Golden Dome also will work much faster than today’s missile-defense regime, the slides say. Today’s architecture is challenging because of the lags in communication “across the kill chain,” whereas officials want the new system to include “Next-Gen” attributes such as “seamless integration with joint assets—any sensor, any shooter” and “integrated left-right of launch,” meaning intelligence collection and sharing long before an adversary missile launch has occurred.
That integration is the biggest challenge, attendees said: coordinating the data from sensors in various locations, on land and in space, and ensuring compatibility across a wide variety of launch systems from multiple vendors. “How do you command and control all of that? That’s the hard part, especially when you’re talking about thousands of space-based interceptors as well as a growing number of ground-based radars and missile systems,” one person said.
It will require more than just existing missile defense pieces.
Tom Karako, director of the Missile Defense Project at CSIS, declined to speak about the industry day specifically, but pointed to a previous CSIS publication outlining the need to incorporate radar, sensors, and satellites from outside the Defense Department—such as NOAA assets—to increase interception chances, but also complexity.
U.S. defense architecture today, while highly complex, still requires significant manual coordination among the services under extreme time pressure, all taking quick action to train radars or other sensors on new threats, one attendee explained. That’s one reason AI and automation play such a big role in the Pentagon’s Golden Dome plans.
Teams forming
SpaceX, which today is the cheapest launch provider and has launched its own satellite constellation, is considered one of the most competitive companies for Golden Dome contracts. However, it goes unmentioned in the slides and was largely missing from the day’s conversations.
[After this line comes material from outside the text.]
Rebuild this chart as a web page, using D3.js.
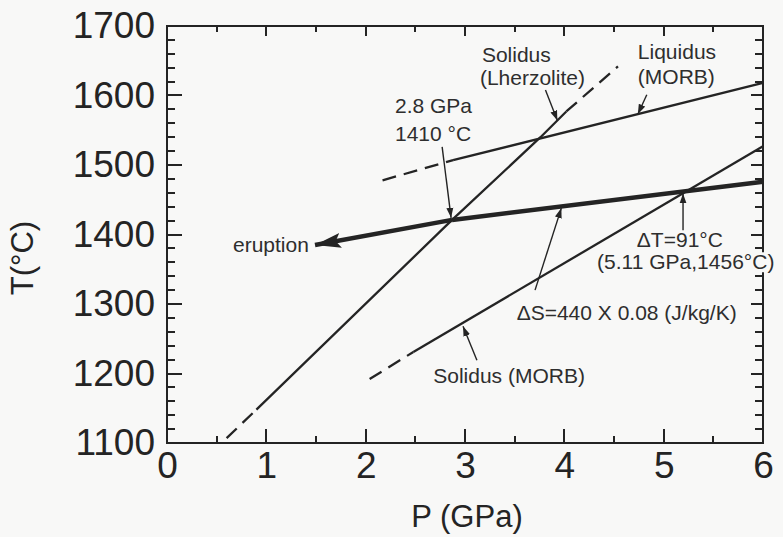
<!DOCTYPE html>
<html>
<head>
<meta charset="utf-8">
<script src="https://cdn.jsdelivr.net/npm/d3@7"></script>
<style>
  html, body { margin: 0; padding: 0; background: #f8f8f7; }
  svg { display: block; font-family: "Liberation Sans", Arial, Helvetica, sans-serif; }
</style>
</head>
<body>
<div id="chart"></div>
<script>
// ---- data (P in GPa, T in °C) ----
var pTicks = [0, 1, 2, 3, 4, 5, 6];
var tTicks = [1100, 1200, 1300, 1400, 1500, 1600, 1700];

// solidus of lherzolite
var lherzDashLow  = [[0.6, 1107], [0.9, 1148]];
var lherzSolid    = [[0.9, 1148], [2.87, 1421], [3.76, 1540], [4.02, 1577]];
var lherzDashHigh = [[4.02, 1577], [4.54, 1642]];

// liquidus of MORB
var liqDash  = [[2.17, 1478], [2.88, 1507]];
var liqSolid = [[2.88, 1507], [6.0, 1618]];

// solidus of MORB
var morbDash  = [[2.04, 1192], [2.48, 1231]];
var morbSolid = [[2.48, 1231], [6.0, 1527]];

// thick path and eruption arrow
var adiabat  = [[2.87, 1421], [6.0, 1476]];
var eruption = [[2.87, 1421], [1.49, 1385]];

// labels: text, P, T (start of text baseline)
var labels = [
  ["Solidus", 3.17, 1648],
  ["(Lherzolite)", 3.15, 1615],
  ["Liquidus", 4.74, 1652],
  ["(MORB)", 4.74, 1616],
  ["2.8 GPa", 2.295, 1575],
  ["1410 °C", 2.295, 1534],
  ["eruption", 0.664, 1375],
  ["\u0394T=91°C", 4.73, 1382],
  ["\u0394S=440 X 0.08 (J/kg/K)", 3.52, 1277],
  ["Solidus (MORB)", 2.68, 1186]
];
var boxedLabel = ["(5.11 GPa,1456°C)", 4.33, 1350];

// pointer arrows: from [P,T] to [P,T]
var pointers = [
  [[3.81, 1608], [3.93, 1564]],
  [[4.83, 1601], [4.74, 1573]],
  [[2.77, 1526], [2.86, 1424]],
  [[5.195, 1406], [5.195, 1459]],
  [[3.705, 1320], [3.97, 1438]],
  [[3.12, 1219], [2.98, 1268]]
];

// ---- layout ----
var W = 783, H = 537;
var m = { left: 167, right: 763, top: 26, bottom: 443 };
var ink = "#242424";

var x = d3.scaleLinear().domain([0, 6]).range([m.left, m.right]);
var y = d3.scaleLinear().domain([1100, 1700]).range([m.bottom, m.top]);

var svg = d3.select("#chart").append("svg")
    .attr("width", W)
    .attr("height", H);

svg.append("rect").attr("width", W).attr("height", H).attr("fill", "#f8f8f7");

var defs = svg.append("defs");
defs.append("marker")
    .attr("id", "small")
    .attr("markerUnits", "userSpaceOnUse")
    .attr("viewBox", "0 -4 10 8")
    .attr("refX", 10).attr("refY", 0)
    .attr("markerWidth", 10).attr("markerHeight", 8)
    .attr("orient", "auto")
    .append("path").attr("d", "M0,-3.5L10,0L0,3.5Z").attr("fill", ink);
defs.append("marker")
    .attr("id", "big")
    .attr("markerUnits", "userSpaceOnUse")
    .attr("viewBox", "0 -8 26 16")
    .attr("refX", 26).attr("refY", 0)
    .attr("markerWidth", 26).attr("markerHeight", 16)
    .attr("orient", "auto")
    .append("path").attr("d", "M0,-7.5L26,0L0,7.5L5,0Z").attr("fill", ink);

// ---- axes ----
var fmt = d3.format("d");
var tMinor = d3.range(1100, 1701, 20);
var pMinor = d3.range(0, 6.01, 0.5);

function isMajorT(v) { return v % 100 === 0; }
function isMajorP(v) { return v % 1 === 0; }
// snap to the pixel grid so the thin ticks stay crisp
function ys(v) { return Math.round(y(v)); }
function xs(v) { return Math.round(x(v)); }

// inward ticks drawn by hand on all four sides
var tickG = svg.append("g").attr("stroke", ink).attr("stroke-width", 2);

tickG.selectAll("line.tl").data(tMinor).enter().append("line")
    .attr("x1", m.left).attr("x2", function (d) { return m.left + (isMajorT(d) ? 15 : 8); })
    .attr("y1", ys).attr("y2", ys);
tickG.selectAll("line.tr").data(tMinor).enter().append("line")
    .attr("x1", m.right).attr("x2", function (d) { return m.right - (isMajorT(d) ? 12 : 8); })
    .attr("y1", ys).attr("y2", ys);
tickG.selectAll("line.pb").data(pMinor).enter().append("line")
    .attr("y1", m.bottom).attr("y2", function (d) { return m.bottom - (isMajorP(d) ? 14 : 7); })
    .attr("x1", xs).attr("x2", xs);
tickG.selectAll("line.pt").data(pMinor).enter().append("line")
    .attr("y1", m.top).attr("y2", function (d) { return m.top + (isMajorP(d) ? 10 : 6); })
    .attr("x1", xs).attr("x2", xs);

// tick labels via d3 axes (their own tick marks hidden)
svg.append("g")
    .attr("class", "ylab")
    .attr("transform", "translate(" + m.left + ",0)")
    .call(d3.axisLeft(y).tickValues(tTicks).tickSize(0).tickPadding(12).tickFormat(fmt));
svg.append("g")
    .attr("class", "xlab")
    .attr("transform", "translate(0," + m.bottom + ")")
    .call(d3.axisBottom(x).tickValues(pTicks).tickSize(0).tickPadding(9).tickFormat(fmt));

svg.selectAll(".domain").remove();
svg.selectAll(".ylab .tick line, .xlab .tick line").remove();
svg.selectAll(".ylab text, .xlab text")
    .attr("fill", ink)
    .style("font-size", "37px");

svg.append("rect")
    .attr("x", m.left).attr("y", m.top)
    .attr("width", m.right - m.left).attr("height", m.bottom - m.top)
    .attr("fill", "none").attr("stroke", ink).attr("stroke-width", 2);

// axis titles
svg.append("text")
    .attr("x", (m.left + m.right) / 2 + 2).attr("y", 527)
    .attr("text-anchor", "middle")
    .attr("fill", ink)
    .style("font-size", "31px")
    .text("P (GPa)");
svg.append("text")
    .attr("transform", "translate(33,258) rotate(-90)")
    .attr("text-anchor", "middle")
    .attr("fill", ink)
    .style("font-size", "31px")
    .text("T(°C)");

// ---- curves ----
var line = d3.line().x(function (d) { return x(d[0]); }).y(function (d) { return y(d[1]); });

function curve(data, width, dash) {
    svg.append("path")
        .datum(data)
        .attr("d", line)
        .attr("fill", "none")
        .attr("stroke", ink)
        .attr("stroke-width", width)
        .attr("stroke-dasharray", dash || null);
}

curve(lherzDashLow, 2.3, "14,8");
curve(lherzSolid, 2.3);
curve(lherzDashHigh, 2.3, "14,8");
curve(liqDash, 2.3, "14,8");
curve(liqSolid, 2.3);
curve(morbDash, 2.3, "14,8");
curve(morbSolid, 2.3);
curve(adiabat, 4.5);

svg.append("path")
    .datum(eruption)
    .attr("d", line)
    .attr("fill", "none")
    .attr("stroke", ink)
    .attr("stroke-width", 4.5)
    .attr("marker-end", "url(#big)");

// ---- pointers ----
svg.selectAll("line.ptr")
    .data(pointers)
    .enter().append("line")
    .attr("class", "ptr")
    .attr("x1", function (d) { return x(d[0][0]); })
    .attr("y1", function (d) { return y(d[0][1]); })
    .attr("x2", function (d) { return x(d[1][0]); })
    .attr("y2", function (d) { return y(d[1][1]); })
    .attr("stroke", ink)
    .attr("stroke-width", 1.4)
    .attr("marker-end", "url(#small)");

// ---- labels ----
svg.selectAll("text.lbl")
    .data(labels)
    .enter().append("text")
    .attr("class", "lbl")
    .attr("x", function (d) { return x(d[1]); })
    .attr("y", function (d) { return y(d[2]); })
    .attr("fill", "#2e2e2e")
    .style("font-size", "21px")
    .text(function (d) { return d[0]; });

// this one sits over the right frame, so it gets a backing box
var boxG = svg.append("g");
var boxT = boxG.append("text")
    .attr("x", x(boxedLabel[1]))
    .attr("y", y(boxedLabel[2]))
    .attr("fill", "#2e2e2e")
    .style("font-size", "21px")
    .text(boxedLabel[0]);
var bb = boxT.node().getBBox();
boxG.insert("rect", "text")
    .attr("x", bb.x - 1).attr("y", bb.y + 2)
    .attr("width", bb.width + 3).attr("height", bb.height - 3)
    .attr("fill", "#f8f8f7");
</script>
</body>
</html>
Why is that? One attendee said company officials “haven’t shown a real interest” in Golden Dome, aside from the need for lots of launches, for which they are the favorite. “I would be very surprised that they actually try to build a space-based interceptor. I think what they would probably do is try to be on everybody’s team.”
Speaking outside the industry day, a Northrop Grumman official said they are exploring new ways to work with competitors to solve the data and integration challenges and “collaborate across those company boundaries quickly. That’s what’s going to enable Golden Dome.”
Amanda Pound, advanced programs development director at Lockheed Martin, also speaking outside the event, sounded a similar note. “SpaceX has very capable vehicles. But there are also many other launch providers. It’s gotten cheaper, more sustainable over time.”
The Golden Dome program might reshape the nascent space business sector, even diluting SpaceX’s current leadership position.
“The overall effect of this is to create a bunch of new potential SpaceXs, because now you have the economics of scale behind you to really launch the space economy.”
Why so silent?
The curtain of secrecy around unclassified discussions renewed questions about the controversial program. Experts have cast doubt about the system’s timeline, projected cost, practicality, and effect on deterrence.
“‘Golden Dome’ probably sounded good to the president, and now no one is going to talk him out of it—especially given that the administration is willing to throw mountains of money at such a program, just as Reagan did,” Tom Nichols wrote in The Atlantic. “Hegseth can order his people not to talk about it at public gatherings, but at some point, the administration should answer the two most important questions about an expensive system that could destabilize nuclear deterrence: What is Golden Dome supposed to do, and does it have any chance of working?”